— START —

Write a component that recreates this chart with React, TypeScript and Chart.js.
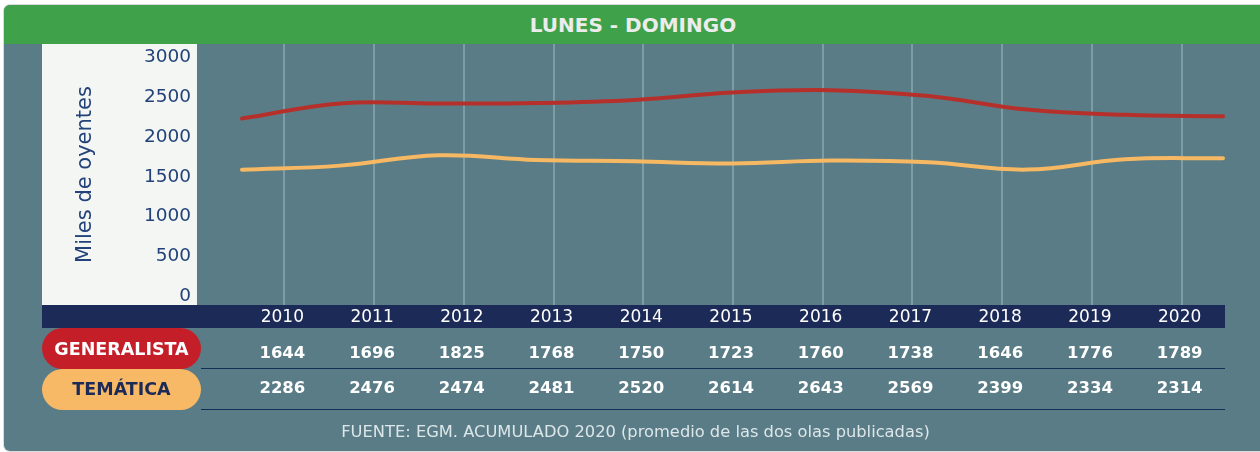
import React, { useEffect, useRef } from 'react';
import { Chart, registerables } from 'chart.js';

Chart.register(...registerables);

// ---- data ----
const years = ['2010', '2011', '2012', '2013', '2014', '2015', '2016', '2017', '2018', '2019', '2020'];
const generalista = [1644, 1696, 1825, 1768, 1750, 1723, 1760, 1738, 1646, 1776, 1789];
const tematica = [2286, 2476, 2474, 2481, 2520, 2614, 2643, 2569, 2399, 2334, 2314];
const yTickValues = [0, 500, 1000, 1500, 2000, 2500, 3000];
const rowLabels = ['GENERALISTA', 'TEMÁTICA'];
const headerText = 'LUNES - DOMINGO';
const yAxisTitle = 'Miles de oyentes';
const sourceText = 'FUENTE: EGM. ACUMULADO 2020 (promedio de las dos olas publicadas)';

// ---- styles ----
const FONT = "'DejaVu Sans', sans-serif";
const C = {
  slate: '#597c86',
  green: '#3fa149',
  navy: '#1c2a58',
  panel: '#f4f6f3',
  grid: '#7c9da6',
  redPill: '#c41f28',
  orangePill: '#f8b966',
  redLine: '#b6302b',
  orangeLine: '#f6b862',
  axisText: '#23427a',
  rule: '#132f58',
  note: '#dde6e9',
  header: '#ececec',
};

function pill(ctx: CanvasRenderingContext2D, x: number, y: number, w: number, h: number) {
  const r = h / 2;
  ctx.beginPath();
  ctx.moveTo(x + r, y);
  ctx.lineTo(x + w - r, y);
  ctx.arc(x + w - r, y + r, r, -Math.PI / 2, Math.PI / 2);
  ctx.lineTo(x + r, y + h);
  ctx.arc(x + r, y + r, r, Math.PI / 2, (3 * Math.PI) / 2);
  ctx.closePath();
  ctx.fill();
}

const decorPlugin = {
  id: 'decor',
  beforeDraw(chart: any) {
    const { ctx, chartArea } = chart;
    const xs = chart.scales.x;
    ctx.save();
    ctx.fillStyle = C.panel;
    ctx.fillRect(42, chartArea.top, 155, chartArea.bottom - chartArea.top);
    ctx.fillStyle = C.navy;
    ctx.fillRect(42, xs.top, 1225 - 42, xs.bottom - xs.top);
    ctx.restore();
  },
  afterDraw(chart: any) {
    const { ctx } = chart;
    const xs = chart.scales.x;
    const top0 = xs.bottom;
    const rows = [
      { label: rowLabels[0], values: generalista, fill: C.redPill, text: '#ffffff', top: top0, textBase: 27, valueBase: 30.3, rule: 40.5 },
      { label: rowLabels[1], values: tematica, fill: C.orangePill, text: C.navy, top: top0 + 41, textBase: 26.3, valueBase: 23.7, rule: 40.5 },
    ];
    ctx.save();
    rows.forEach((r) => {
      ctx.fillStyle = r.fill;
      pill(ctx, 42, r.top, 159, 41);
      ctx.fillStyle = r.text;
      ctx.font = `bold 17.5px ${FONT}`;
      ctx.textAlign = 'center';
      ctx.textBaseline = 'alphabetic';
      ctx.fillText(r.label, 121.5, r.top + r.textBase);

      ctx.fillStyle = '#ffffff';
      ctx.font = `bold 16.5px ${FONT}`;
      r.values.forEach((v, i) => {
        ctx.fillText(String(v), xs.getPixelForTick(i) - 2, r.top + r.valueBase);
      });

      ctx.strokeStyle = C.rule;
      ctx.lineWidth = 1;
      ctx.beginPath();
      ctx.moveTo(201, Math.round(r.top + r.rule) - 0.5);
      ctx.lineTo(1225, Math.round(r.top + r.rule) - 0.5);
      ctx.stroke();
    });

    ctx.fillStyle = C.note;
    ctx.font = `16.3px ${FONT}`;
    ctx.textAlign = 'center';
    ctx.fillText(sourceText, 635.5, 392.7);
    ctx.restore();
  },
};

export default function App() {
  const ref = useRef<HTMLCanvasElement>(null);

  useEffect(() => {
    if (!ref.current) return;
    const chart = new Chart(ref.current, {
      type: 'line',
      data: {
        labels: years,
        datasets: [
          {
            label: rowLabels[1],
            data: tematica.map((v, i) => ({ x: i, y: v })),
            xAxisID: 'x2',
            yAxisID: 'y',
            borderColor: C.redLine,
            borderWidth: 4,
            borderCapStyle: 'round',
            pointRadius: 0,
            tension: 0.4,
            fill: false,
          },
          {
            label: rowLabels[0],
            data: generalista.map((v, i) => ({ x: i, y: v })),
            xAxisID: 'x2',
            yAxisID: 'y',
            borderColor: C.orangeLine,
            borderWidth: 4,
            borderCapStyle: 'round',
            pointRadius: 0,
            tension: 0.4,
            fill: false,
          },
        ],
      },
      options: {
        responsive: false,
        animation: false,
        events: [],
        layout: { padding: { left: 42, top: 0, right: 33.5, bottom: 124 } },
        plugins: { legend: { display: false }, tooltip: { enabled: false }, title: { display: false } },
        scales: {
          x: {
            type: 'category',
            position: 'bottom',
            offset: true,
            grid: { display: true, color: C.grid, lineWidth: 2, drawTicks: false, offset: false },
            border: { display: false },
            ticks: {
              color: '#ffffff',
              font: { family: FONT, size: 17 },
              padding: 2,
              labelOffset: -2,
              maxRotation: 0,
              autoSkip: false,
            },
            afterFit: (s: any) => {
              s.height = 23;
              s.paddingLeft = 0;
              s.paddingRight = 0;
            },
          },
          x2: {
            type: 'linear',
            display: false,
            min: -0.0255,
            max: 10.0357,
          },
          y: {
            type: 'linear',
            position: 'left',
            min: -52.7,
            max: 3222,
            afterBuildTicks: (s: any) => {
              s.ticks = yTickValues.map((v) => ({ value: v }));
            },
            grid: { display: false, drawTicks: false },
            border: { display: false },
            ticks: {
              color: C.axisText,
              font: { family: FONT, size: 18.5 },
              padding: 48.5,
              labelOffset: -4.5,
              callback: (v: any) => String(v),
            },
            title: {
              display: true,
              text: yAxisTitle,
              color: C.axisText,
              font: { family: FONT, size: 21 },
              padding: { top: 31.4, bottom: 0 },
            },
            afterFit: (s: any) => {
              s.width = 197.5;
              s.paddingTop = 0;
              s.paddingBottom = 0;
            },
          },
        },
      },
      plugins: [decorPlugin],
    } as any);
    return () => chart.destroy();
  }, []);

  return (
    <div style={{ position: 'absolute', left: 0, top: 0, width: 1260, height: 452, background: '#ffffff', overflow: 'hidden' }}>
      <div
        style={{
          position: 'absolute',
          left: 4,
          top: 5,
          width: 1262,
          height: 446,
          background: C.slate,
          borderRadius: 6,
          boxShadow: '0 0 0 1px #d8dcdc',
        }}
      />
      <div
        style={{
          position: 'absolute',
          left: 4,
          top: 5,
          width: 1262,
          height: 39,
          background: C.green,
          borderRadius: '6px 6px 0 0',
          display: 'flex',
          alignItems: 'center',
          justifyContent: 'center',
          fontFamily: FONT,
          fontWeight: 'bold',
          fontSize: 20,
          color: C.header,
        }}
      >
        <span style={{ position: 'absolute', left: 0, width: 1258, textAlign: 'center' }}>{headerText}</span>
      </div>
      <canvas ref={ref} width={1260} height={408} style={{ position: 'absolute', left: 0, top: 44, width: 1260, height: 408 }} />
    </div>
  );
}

— END —
— START —

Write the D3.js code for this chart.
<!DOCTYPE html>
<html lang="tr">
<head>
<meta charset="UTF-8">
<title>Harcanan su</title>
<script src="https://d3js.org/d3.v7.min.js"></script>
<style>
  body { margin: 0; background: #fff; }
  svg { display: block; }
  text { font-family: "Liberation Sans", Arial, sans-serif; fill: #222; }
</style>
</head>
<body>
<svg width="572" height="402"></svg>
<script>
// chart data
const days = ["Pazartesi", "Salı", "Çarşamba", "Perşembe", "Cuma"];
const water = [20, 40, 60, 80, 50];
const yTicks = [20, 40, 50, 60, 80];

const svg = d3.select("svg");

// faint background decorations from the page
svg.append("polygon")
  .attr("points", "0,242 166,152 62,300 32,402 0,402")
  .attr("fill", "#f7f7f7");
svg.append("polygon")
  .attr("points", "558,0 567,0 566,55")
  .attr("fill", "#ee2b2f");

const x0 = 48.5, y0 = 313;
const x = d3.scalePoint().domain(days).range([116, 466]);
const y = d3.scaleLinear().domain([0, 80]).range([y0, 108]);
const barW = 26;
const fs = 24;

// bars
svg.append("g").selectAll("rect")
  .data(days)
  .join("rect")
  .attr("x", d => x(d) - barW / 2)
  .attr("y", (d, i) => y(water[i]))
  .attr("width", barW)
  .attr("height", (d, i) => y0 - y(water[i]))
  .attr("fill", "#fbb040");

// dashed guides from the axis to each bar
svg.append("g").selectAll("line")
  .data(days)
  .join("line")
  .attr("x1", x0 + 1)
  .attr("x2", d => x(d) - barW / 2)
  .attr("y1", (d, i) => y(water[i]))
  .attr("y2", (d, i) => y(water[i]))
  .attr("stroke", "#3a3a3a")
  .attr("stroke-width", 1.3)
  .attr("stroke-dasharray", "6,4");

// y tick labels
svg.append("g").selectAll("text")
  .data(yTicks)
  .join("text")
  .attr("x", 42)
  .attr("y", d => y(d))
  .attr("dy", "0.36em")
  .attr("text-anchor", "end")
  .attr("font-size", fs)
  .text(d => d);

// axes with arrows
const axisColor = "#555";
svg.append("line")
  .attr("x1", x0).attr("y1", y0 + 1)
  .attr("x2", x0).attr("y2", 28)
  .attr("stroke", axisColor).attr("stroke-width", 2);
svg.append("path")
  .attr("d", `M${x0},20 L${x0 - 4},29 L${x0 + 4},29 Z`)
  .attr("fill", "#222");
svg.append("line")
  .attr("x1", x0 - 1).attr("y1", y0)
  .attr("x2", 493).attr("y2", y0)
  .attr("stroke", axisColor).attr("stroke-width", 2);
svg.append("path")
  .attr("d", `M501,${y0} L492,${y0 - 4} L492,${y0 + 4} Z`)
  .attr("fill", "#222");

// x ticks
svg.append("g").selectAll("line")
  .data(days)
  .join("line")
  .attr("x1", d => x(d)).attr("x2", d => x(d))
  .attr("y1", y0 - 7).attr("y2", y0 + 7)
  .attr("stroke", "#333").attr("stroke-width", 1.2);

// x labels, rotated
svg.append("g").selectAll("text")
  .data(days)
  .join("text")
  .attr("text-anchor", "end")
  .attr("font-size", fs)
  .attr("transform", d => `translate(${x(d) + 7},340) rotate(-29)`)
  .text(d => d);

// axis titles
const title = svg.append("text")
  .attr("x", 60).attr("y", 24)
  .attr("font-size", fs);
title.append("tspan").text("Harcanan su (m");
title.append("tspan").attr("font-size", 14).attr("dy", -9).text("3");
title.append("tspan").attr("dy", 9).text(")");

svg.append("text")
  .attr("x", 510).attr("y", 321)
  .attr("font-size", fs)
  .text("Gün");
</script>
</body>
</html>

— END —
— START —

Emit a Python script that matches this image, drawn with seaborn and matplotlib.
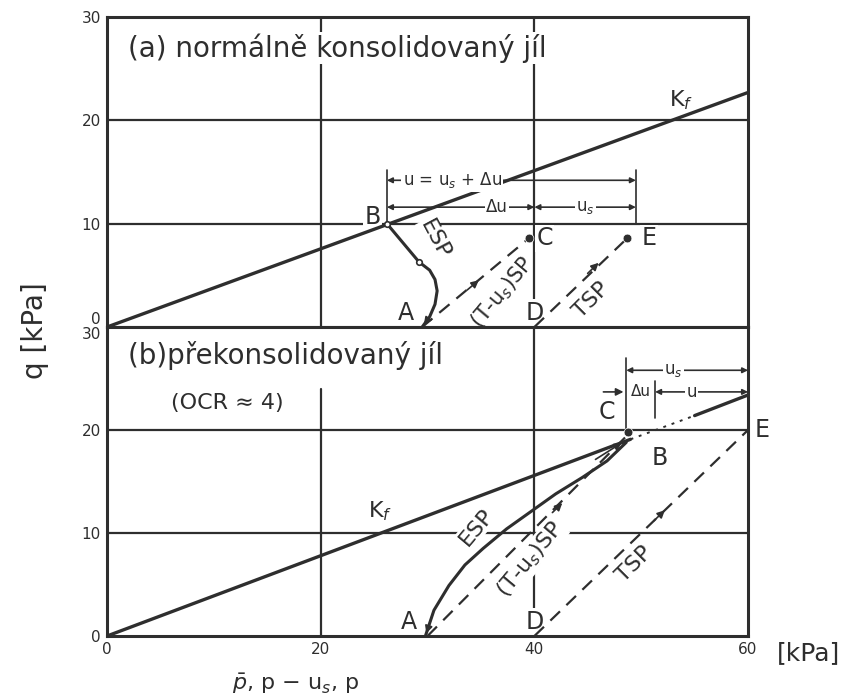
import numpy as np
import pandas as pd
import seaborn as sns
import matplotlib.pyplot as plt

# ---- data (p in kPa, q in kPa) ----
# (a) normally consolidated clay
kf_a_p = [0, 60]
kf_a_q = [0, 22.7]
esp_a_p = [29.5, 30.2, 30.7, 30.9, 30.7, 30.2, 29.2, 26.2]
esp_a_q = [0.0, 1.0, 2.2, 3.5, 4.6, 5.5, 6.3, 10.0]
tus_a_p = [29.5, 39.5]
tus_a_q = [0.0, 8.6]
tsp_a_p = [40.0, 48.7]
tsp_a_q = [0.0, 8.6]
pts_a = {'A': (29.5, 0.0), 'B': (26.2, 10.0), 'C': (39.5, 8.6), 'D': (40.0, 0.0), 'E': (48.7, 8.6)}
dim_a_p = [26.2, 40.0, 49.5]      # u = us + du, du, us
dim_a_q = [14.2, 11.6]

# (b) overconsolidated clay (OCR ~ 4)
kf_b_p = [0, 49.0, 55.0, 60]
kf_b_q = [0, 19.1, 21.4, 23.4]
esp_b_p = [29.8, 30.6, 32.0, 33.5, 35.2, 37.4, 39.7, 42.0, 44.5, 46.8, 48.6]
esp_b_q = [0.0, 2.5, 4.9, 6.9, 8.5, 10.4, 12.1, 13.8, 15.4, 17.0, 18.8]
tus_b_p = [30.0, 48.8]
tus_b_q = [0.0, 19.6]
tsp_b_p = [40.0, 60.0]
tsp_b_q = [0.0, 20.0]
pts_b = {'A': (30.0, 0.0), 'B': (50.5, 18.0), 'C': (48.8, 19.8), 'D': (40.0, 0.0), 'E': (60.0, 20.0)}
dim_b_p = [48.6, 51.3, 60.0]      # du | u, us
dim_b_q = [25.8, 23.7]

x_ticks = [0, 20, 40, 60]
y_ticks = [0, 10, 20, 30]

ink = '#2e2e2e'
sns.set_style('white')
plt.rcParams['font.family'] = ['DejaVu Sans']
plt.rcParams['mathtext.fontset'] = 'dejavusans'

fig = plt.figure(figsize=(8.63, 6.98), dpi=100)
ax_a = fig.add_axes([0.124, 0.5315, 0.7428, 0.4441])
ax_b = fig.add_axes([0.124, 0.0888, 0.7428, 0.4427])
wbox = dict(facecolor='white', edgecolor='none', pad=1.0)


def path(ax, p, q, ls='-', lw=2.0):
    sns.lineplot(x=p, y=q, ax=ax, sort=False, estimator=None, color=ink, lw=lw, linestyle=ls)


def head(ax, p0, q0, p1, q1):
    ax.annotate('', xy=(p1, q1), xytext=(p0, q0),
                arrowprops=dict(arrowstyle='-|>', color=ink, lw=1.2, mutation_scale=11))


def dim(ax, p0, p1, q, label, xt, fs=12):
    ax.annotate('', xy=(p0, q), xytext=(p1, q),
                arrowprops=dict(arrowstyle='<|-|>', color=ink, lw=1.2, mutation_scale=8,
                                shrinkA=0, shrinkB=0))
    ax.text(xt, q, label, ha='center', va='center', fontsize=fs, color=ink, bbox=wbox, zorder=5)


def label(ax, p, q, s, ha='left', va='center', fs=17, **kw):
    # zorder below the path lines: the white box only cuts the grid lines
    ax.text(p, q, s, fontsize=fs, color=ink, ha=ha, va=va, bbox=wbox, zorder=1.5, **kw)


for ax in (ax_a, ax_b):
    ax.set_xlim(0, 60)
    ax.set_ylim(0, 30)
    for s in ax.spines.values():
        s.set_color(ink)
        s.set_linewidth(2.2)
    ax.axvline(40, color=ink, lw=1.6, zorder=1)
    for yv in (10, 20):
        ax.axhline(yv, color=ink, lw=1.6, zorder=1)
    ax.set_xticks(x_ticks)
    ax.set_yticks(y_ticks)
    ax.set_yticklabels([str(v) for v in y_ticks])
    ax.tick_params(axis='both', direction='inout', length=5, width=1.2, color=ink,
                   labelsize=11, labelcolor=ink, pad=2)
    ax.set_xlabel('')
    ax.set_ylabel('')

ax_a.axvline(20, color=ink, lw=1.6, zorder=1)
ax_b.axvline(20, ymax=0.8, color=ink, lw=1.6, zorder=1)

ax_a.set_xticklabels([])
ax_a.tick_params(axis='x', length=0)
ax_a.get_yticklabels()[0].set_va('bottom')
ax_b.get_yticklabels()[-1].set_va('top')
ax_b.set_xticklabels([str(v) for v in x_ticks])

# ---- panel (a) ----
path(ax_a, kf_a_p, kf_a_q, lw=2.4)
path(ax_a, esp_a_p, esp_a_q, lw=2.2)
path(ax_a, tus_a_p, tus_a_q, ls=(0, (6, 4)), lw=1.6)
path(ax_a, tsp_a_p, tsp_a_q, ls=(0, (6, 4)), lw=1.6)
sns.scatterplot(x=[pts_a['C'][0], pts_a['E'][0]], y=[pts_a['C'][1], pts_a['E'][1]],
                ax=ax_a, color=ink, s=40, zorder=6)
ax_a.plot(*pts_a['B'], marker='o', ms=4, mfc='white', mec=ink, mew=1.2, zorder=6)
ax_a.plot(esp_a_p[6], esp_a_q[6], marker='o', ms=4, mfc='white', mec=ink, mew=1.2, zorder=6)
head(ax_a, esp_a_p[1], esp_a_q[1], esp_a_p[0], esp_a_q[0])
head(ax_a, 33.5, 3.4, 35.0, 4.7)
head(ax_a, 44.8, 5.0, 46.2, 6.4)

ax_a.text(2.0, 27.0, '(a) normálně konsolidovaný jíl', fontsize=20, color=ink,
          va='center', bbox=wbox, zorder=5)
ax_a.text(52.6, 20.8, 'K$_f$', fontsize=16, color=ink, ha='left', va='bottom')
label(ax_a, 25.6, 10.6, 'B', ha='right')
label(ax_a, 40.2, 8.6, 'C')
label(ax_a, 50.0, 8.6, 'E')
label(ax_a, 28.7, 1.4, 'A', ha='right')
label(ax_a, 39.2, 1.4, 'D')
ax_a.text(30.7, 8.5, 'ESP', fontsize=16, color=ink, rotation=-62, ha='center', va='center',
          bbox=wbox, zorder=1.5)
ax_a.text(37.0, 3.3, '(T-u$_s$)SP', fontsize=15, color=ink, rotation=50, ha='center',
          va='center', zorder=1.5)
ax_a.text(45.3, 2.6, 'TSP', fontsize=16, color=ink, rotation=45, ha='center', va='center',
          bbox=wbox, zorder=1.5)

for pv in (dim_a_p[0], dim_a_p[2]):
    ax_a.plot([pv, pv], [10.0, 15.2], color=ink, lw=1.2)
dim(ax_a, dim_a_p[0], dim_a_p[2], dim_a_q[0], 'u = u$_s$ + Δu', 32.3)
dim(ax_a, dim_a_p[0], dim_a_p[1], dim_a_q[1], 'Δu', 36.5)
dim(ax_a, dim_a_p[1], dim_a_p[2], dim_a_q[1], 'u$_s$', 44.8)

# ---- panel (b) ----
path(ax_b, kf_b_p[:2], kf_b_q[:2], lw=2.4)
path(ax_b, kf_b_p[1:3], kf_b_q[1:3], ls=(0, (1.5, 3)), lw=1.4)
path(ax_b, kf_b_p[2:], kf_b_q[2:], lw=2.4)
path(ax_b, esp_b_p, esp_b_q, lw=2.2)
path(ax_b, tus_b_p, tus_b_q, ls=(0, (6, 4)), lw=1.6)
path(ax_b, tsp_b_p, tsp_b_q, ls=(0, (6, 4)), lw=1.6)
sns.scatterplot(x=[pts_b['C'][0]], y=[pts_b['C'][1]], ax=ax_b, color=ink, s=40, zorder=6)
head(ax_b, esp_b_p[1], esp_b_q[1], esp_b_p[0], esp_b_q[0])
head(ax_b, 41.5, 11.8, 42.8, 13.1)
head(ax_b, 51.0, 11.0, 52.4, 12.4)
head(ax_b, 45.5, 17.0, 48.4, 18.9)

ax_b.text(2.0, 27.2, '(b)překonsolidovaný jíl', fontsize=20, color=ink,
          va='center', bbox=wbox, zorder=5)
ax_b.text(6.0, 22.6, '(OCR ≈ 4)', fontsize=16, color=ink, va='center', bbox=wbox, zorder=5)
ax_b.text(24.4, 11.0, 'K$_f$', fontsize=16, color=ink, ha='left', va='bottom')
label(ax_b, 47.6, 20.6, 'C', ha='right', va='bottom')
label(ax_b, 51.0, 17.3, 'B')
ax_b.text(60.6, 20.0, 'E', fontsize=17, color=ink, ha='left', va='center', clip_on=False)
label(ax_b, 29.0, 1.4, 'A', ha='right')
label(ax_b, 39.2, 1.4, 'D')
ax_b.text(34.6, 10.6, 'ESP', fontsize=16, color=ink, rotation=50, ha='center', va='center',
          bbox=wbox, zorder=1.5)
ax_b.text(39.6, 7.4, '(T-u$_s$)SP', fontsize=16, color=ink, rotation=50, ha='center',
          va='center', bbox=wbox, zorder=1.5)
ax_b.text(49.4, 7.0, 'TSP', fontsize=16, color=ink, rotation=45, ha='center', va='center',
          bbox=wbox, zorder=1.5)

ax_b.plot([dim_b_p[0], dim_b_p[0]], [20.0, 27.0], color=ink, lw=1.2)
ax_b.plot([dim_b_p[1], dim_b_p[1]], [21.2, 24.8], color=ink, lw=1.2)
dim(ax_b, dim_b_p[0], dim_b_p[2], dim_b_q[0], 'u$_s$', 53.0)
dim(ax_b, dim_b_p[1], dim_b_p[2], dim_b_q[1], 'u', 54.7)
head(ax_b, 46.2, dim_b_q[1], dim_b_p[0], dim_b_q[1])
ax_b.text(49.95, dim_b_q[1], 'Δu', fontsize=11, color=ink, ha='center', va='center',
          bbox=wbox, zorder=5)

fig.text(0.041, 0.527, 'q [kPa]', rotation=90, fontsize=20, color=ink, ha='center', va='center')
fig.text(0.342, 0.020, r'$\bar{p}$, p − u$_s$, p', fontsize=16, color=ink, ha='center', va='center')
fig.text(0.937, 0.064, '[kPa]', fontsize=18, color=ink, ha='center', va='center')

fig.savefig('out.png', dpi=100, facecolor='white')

— END —

Extract from the material above the stretch running from the line containing "Write a component" through the line containing "Chart.register(...registerables);". Keep the text exact and the pictures out.

# [Output for this task]
Write a component that recreates this chart with React, TypeScript and Chart.js.
import React, { useEffect, useRef } from 'react';
import { Chart, registerables } from 'chart.js';

Chart.register(...registerables);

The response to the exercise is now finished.